Git Pack Files and Delta Compression
The Problem: Git's Storage Challenge
Initially, Git snapshots your entire project on each commit. This would mean storing full copies of files for even minor changes, leading to significant storage inefficiency.
Enter Pack Files
To optimize storage, Git combines multiple objects (commits, trees, blobs) into compressed collections called pack files.
- Initially, Git creates individual "loose objects".
- Loose objects are stored in
.git/objects. - Eventually, Git consolidates these into
.packfiles for efficiency.
Check loose objects:
find .git/objects -type f -not -path "*/pack/*" | head -n 1
When Does Git Pack Objects?
Git packs objects when:
- Manually running
git gc. - Pushing to a remote repository.

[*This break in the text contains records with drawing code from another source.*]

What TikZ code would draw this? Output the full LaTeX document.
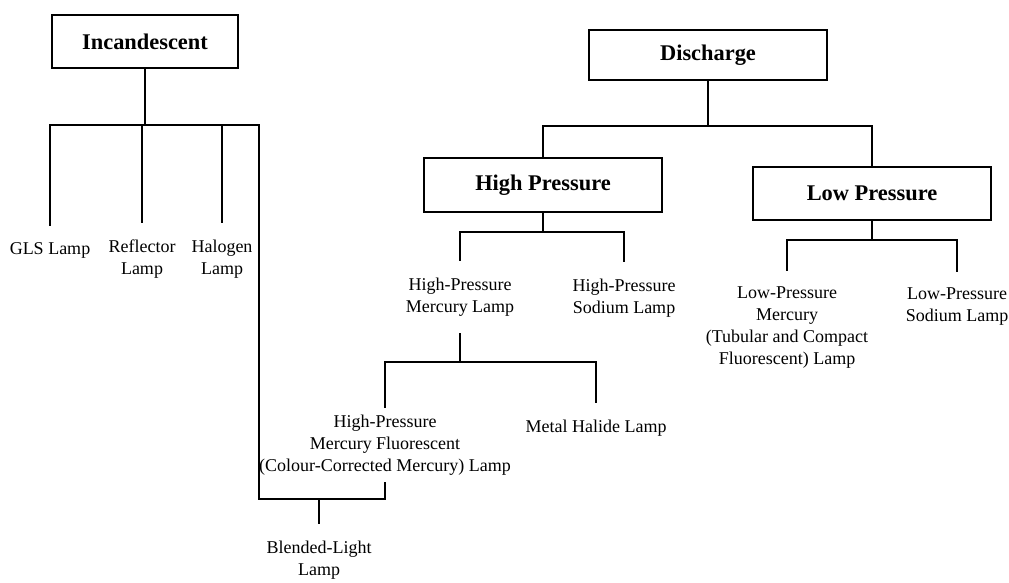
\documentclass[tikz,border=0pt]{standalone}
\usepackage{fontspec}
\setmainfont{Liberation Serif}
\usepackage{tikz}
\usetikzlibrary{positioning}

\begin{document}
\begin{tikzpicture}[
  x=0.75pt, y=-0.75pt,
  every node/.style={align=center},
  box/.style={rectangle, draw=black, line width=1.4pt, fill=white,
              font=\fontsize{16.8}{20}\selectfont\bfseries,
              minimum width=178pt, minimum height=40pt, inner sep=2pt},
  leaf/.style={font=\fontsize{13.5}{16.5}\selectfont, inner sep=0pt,
               outer xsep=0pt, outer ysep=13pt},
  link/.style={line width=1.3pt, line cap=rect}
]
\useasboundingbox (0,0) rectangle (1009,582);

\node[box, minimum width=139pt] (inc) at (145,41.5) {Incandescent};
\node[box, minimum height=37.5pt] (dis) at (708,55) {Discharge};
\node[box] (hp) at (543,185) {High Pressure};
\node[box] (lp) at (872,193.5) {Low Pressure};

\node[leaf] (gls)   at (50,250)  {GLS Lamp};
\node[leaf] (refl)  at (142,259) {Reflector\\Lamp};
\node[leaf] (hal)   at (222,259) {Halogen\\Lamp};
\node[leaf] (hpm)   at (460,297) {High-Pressure\\Mercury Lamp};
\node[leaf] (hps)   at (624,298) {High-Pressure\\Sodium Lamp};
\node[leaf] (lpm)   at (787,328) {Low-Pressure\\Mercury\\(Tubular and Compact\\Fluorescent) Lamp};
\node[leaf] (lps)   at (957,307) {Low-Pressure\\Sodium Lamp};
\node[leaf, outer ysep=6pt] (hpmf) at (385,445) {High-Pressure\\Mercury Fluorescent\\(Colour-Corrected Mercury) Lamp};
\node[leaf] (mh)    at (596,428) {Metal Halide Lamp};
\node[leaf] (blend) at (319,560) {Blended-Light\\Lamp};

\coordinate (incbar) at (145,125);
\coordinate (disbar) at (708,126);
\coordinate (hpbar)  at (543,232);
\coordinate (lpbar)  at (872,240);
\coordinate (hgbar)  at (460,362);
\coordinate (brk)    at (259,499);

\draw[link] (inc.south) -- (incbar);
\draw[link] (gls.north) |- (incbar) -| (hal.north);
\draw[link] (refl.north) -- (refl.north |- incbar);
\draw[link] (hal.north |- incbar) -| (brk) -| (hpmf.south);
\draw[link] (blend.north) -- (blend.north |- brk);

\draw[link] (dis.south) -- (disbar);
\draw[link] (hp.north) |- (disbar) -| (lp.north);
\draw[link] (hp.south) -- (hpbar);
\draw[link] (hpm.north) |- (hpbar) -| (hps.north);
\draw[link] (hpm.south) -- (hgbar);
\draw[link] (hpmf.north) |- (hgbar) -| (mh.north);
\draw[link] (lp.south) -- (lpbar);
\draw[link] (lpm.north) |- (lpbar) -| (lps.north);
\end{tikzpicture}
\end{document}
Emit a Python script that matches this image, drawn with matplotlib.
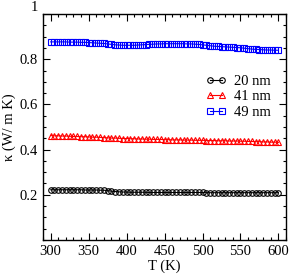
import numpy as np
import matplotlib
matplotlib.use('Agg')
import matplotlib.pyplot as plt
from matplotlib.ticker import MultipleLocator

plt.rcParams['font.family'] = ['Liberation Serif', 'DejaVu Serif']

T = np.arange(300, 605, 5)

k_20nm = [0.222, 0.222, 0.222, 0.222, 0.222, 0.222, 0.222, 0.222, 0.222, 0.221,
          0.221, 0.221, 0.221, 0.220, 0.220, 0.218, 0.216, 0.214, 0.213, 0.212,
          0.212, 0.211, 0.211, 0.211, 0.211, 0.211, 0.210, 0.210, 0.210, 0.210,
          0.210, 0.210, 0.210, 0.210, 0.210, 0.210, 0.210, 0.210, 0.210, 0.210,
          0.210, 0.209, 0.209, 0.209, 0.209, 0.209, 0.209, 0.209, 0.209, 0.209,
          0.209, 0.209, 0.209, 0.209, 0.209, 0.209, 0.209, 0.209, 0.209, 0.209, 0.209]

k_41nm = [0.462, 0.461, 0.461, 0.460, 0.460, 0.459, 0.458, 0.458, 0.457, 0.457,
          0.456, 0.455, 0.455, 0.454, 0.453, 0.452, 0.451, 0.451, 0.450, 0.449,
          0.449, 0.448, 0.448, 0.447, 0.447, 0.446, 0.446, 0.445, 0.445, 0.445,
          0.444, 0.444, 0.443, 0.443, 0.443, 0.442, 0.442, 0.442, 0.441, 0.441,
          0.441, 0.440, 0.440, 0.440, 0.439, 0.439, 0.439, 0.438, 0.438, 0.438,
          0.437, 0.437, 0.436, 0.436, 0.435, 0.435, 0.434, 0.434, 0.433, 0.433, 0.432]

k_49nm = [0.877, 0.877, 0.877, 0.877, 0.877, 0.876, 0.876, 0.876, 0.875, 0.875,
          0.874, 0.873, 0.872, 0.871, 0.870, 0.868, 0.866, 0.864, 0.863, 0.862,
          0.862, 0.862, 0.862, 0.863, 0.864, 0.865, 0.866, 0.867, 0.868, 0.868,
          0.869, 0.869, 0.869, 0.869, 0.869, 0.869, 0.868, 0.868, 0.867, 0.866,
          0.864, 0.862, 0.860, 0.858, 0.857, 0.856, 0.855, 0.854, 0.853, 0.852,
          0.851, 0.849, 0.847, 0.845, 0.844, 0.843, 0.842, 0.841, 0.841, 0.840, 0.840]

labels = ['20 nm', '41 nm', '49 nm']

fig = plt.figure(figsize=(2.91, 2.77), dpi=100)
ax = fig.add_axes([0.148, 0.134, 0.835, 0.815])

style = dict(markerfacecolor='none', markersize=4, markeredgewidth=0.8, linewidth=0.8)
ax.plot(T, k_20nm, color='black', marker='o', label=labels[0], **style)
ax.plot(T, k_41nm, color='red', marker='^', label=labels[1], **style)
ax.plot(T, k_49nm, color='blue', marker='s', label=labels[2], **style)

ax.set_xlim(290, 610)
ax.set_ylim(0, 1)
ax.xaxis.set_major_locator(MultipleLocator(50))
ax.xaxis.set_minor_locator(MultipleLocator(10))
ax.yaxis.set_minor_locator(MultipleLocator(0.05))
ax.set_yticks([0.2, 0.4, 0.6, 0.8, 1.0])
ax.set_yticklabels(['0.2', '0.4', '0.6', '0.8', '1'])
ax.get_yticklabels()[-1].set_va('bottom')
ax.tick_params(which='both', direction='in', top=True, right=True, labelsize=10.5, width=0.8)
ax.tick_params(which='major', length=5)
ax.tick_params(which='minor', length=2.5)
for s in ax.spines.values():
    s.set_linewidth(1.0)

ax.set_xlabel('T (K)', fontsize=10.5, labelpad=1)
ax.set_ylabel('κ (W/ m K)', fontsize=10.5, labelpad=3)

ax.legend(loc='upper right', bbox_to_anchor=(0.99, 0.79), frameon=False, numpoints=2,
          fontsize=10.5, handlelength=1.4, handletextpad=0.5, labelspacing=0.15)

fig.savefig('out.png', dpi=100)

- Loose object threshold is exceeded.
- Triggered by certain Git operations.
Loose objects offer fast individual access, while pack files provide better storage and network efficiency.
Delta Compression Explained
Git uses delta compression in pack files to store only differences between similar objects:
- Stores a base version and instructions (deltas) to recreate new versions.
- Reduces redundancy, significantly optimizing storage.
Example delta instructions:
- "Copy first 100 bytes from base"
- "Add new 20 bytes"
- "Skip 30 bytes from base"
Finding Similar Objects
Git finds similar objects by:
- Sorting objects by type (commit, tree, blob).
- Grouping blobs by pathname.
- Sorting within groups by size.
Git then selects the optimal base object that minimizes delta size.
Delta Chains
Git further optimizes using delta chains, where objects reference other delta-compressed objects:
- Version 3 → delta → Version 2 → delta → Version 1 (stored fully)
- Configured by
pack.depth(default: ~50).
This balances compression and object retrieval performance.
Pack File Structure
A .pack file structure includes:
- Header (signature, version, object count)
- Packed objects:
- Object headers (type, size, delta information)
- Compressed contents or delta instructions
- Checksum
Each .pack file is accompanied by an .idx file for fast object lookups.
Pack Files in Action
Demonstration of pack file creation and delta compression:
# Create and initialize a demo repository
mkdir pack-demo && cd pack-demo
git init
# Initial commit
for i in {1..100}; do echo "Line $i of content" >> data.txt; done
git add data.txt
git commit -m "Initial version"
# Make incremental changes
sed -i '50s/.*/This line was changed/' data.txt
git commit -am "Change line 50"
sed -i '75s/.*/This line was also modified/' data.txt
git commit -am "Change line 75"
# Check loose objects before packing
echo "Loose objects before packing:"
find .git/objects -type f -not -path "*/pack/*" | wc -l
# Force packing with garbage collection
git gc
# Check objects after packing
echo "Loose objects after packing:"
find .git/objects -type f -not -path "*/pack/*" | wc -l
# View created pack files
ls -lh .git/objects/pack/
# Inspect pack contents
git verify-pack -v .git/objects/pack/pack-*.pack | grep data.txt
The resulting pack file demonstrates significant size reduction from delta compression.
Performance Implications
Git's storage method balances various performance aspects:
- Fast Writes: Quickly creates loose objects.
- Efficient Storage: Pack files and deltas save disk space.
- Optimized Network Transfers: Reduced data size.
- Complex Reads: Object reconstruction may involve following deltas.
Pack File Maintenance
Maintain optimal repository performance with these commands:
# Basic repacking
git repack
# Thorough repacking (removes redundant packs)
git repack -a -d
# Full garbage collection
git gc
Regular repacking ensures efficient storage.
Under-the-Hood Insights
Important insights about pack files and delta compression:
- Git checks loose objects first, then pack files.
- Configurable via
pack.windowandpack.windowMemory. - Delta chains can run forwards or backwards.
- Base object selection emphasizes content similarity over historical order.
- Pack files are immutable—Git always creates new ones instead of modifying existing ones.
Understanding Git's pack files and delta compression deepens your grasp of Git’s sophisticated storage design and its performance characteristics.